Last summer, Andrea Robin Skinner came out about her abuse at the hands of her step-father and notably, about the complicity of her mother, prominent literary figure Alice Munro, in her abuse. This disturbing Canadian story had been “hiding in plain sight” for decades; friends and professional colleagues of Munro, aware of the abuse, were silent. The burden to set the record straight fell, as it so often does, to the survivor.
It’s been 27 years since Fall On Your Knees was published; almost 20 since Tarana Burke initiated the MeToo movement; and only two since the premiere of Fall On Your Knees on stage. It would seem this “high-risk business” of growing up female has no expiry date.
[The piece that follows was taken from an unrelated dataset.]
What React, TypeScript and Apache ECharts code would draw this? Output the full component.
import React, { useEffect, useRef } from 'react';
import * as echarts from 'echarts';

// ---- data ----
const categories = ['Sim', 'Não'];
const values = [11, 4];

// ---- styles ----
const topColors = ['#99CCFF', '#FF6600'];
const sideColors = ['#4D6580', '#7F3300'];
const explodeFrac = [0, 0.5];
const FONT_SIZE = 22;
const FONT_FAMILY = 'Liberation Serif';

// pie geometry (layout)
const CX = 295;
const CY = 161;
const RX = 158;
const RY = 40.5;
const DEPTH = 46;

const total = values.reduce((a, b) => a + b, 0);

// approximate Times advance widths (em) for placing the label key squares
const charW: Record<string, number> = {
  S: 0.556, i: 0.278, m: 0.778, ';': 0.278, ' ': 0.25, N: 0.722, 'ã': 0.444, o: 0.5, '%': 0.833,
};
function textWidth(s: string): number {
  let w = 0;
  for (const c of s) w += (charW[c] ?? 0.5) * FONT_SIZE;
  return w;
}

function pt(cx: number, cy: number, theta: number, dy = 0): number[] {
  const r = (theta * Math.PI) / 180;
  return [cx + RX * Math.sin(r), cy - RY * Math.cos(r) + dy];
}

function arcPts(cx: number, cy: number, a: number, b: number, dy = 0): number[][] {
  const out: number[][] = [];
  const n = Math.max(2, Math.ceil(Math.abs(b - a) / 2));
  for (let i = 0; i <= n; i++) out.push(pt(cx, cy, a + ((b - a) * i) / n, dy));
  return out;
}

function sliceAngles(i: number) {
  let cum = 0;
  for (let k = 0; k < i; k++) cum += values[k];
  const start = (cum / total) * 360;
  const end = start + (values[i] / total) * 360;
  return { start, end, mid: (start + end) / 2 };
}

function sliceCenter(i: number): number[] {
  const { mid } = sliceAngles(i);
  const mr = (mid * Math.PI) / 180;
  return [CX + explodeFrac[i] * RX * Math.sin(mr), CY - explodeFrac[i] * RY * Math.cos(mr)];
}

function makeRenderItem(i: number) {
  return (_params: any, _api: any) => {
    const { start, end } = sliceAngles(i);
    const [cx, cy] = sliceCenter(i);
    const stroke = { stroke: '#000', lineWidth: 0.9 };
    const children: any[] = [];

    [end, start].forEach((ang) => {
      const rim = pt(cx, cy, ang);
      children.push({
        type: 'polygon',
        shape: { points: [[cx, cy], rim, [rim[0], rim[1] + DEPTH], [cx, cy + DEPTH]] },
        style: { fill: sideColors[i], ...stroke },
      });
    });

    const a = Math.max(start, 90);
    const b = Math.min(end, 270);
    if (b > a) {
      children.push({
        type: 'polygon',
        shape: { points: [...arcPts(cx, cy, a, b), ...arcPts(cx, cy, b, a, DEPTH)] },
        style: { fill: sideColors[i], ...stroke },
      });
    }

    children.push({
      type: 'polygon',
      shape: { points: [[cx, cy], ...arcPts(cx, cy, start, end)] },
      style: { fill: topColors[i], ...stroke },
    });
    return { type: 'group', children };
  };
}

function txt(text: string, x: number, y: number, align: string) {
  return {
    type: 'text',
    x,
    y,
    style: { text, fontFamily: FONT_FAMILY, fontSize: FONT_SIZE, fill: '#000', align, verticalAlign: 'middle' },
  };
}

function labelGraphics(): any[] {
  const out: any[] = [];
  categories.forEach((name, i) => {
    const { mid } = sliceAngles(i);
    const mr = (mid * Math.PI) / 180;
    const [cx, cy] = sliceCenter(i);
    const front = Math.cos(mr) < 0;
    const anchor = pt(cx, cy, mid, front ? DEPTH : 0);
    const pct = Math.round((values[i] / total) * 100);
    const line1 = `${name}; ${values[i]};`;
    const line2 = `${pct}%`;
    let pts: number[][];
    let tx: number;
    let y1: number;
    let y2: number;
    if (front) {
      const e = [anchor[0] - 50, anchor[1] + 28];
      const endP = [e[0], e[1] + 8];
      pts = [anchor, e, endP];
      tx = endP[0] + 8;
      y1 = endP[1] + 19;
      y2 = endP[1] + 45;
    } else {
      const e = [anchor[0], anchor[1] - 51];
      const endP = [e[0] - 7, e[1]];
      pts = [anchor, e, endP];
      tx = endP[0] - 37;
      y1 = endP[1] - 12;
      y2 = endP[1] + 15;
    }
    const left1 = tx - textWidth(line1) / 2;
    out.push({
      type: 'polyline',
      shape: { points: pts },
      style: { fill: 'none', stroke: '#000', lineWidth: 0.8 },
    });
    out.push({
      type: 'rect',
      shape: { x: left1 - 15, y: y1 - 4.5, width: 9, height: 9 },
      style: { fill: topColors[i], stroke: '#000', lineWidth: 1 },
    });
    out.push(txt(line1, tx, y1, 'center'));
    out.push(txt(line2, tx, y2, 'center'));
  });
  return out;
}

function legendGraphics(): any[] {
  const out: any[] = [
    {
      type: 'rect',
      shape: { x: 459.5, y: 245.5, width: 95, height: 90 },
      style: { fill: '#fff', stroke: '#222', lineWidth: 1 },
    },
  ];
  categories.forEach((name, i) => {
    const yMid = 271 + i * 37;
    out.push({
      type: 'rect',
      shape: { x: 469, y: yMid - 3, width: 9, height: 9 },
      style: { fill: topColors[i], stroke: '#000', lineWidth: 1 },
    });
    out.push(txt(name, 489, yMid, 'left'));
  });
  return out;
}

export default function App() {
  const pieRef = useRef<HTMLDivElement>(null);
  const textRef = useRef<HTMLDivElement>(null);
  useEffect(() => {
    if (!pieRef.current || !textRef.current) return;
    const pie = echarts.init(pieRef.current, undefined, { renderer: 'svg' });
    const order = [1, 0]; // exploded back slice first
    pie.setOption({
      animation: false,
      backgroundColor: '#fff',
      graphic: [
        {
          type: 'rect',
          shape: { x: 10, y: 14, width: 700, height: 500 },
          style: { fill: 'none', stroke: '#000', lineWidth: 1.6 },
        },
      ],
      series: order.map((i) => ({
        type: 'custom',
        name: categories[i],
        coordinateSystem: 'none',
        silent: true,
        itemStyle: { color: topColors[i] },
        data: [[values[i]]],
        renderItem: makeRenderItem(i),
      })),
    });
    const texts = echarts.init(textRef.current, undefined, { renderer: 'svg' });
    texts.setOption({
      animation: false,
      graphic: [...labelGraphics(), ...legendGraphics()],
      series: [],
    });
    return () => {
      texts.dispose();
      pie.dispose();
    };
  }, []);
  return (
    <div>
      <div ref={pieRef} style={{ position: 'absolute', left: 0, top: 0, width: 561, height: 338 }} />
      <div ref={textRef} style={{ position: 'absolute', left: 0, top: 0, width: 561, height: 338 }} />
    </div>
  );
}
Many, many amazing people championed Fall On Your Knees. Their faith and talent and incredible hard work made the premiere of a complex and important Canadian story, one which centres the lives of young women, not only possible, but creative and for some, healing. At this critical political juncture, as so many forces in the world try to mute and silence women and vulnerable communities, our Canadian stories merit our advocacy and fervent attention.
The kind of support and ongoing financial investment required to make new Canadian work truly magnificent and sustainable is substantial. Commercial investment can elevate a home-grown Canadian story like Come From Away to another level of audience visibility and appreciation. International commissioning at the inception of a project offers an independent Canadian company like Why Not Theatre access to international audiences for important shows like Mahabharata. These kinds of commitments are harder to come by for some stories than others, but stories that show us to ourselves both in shadow and in light are the ones we most need to hear, especially in these turbulent times. They’re the stories that most help us to become the people we hope to be as we pursue the intensely creative task of living.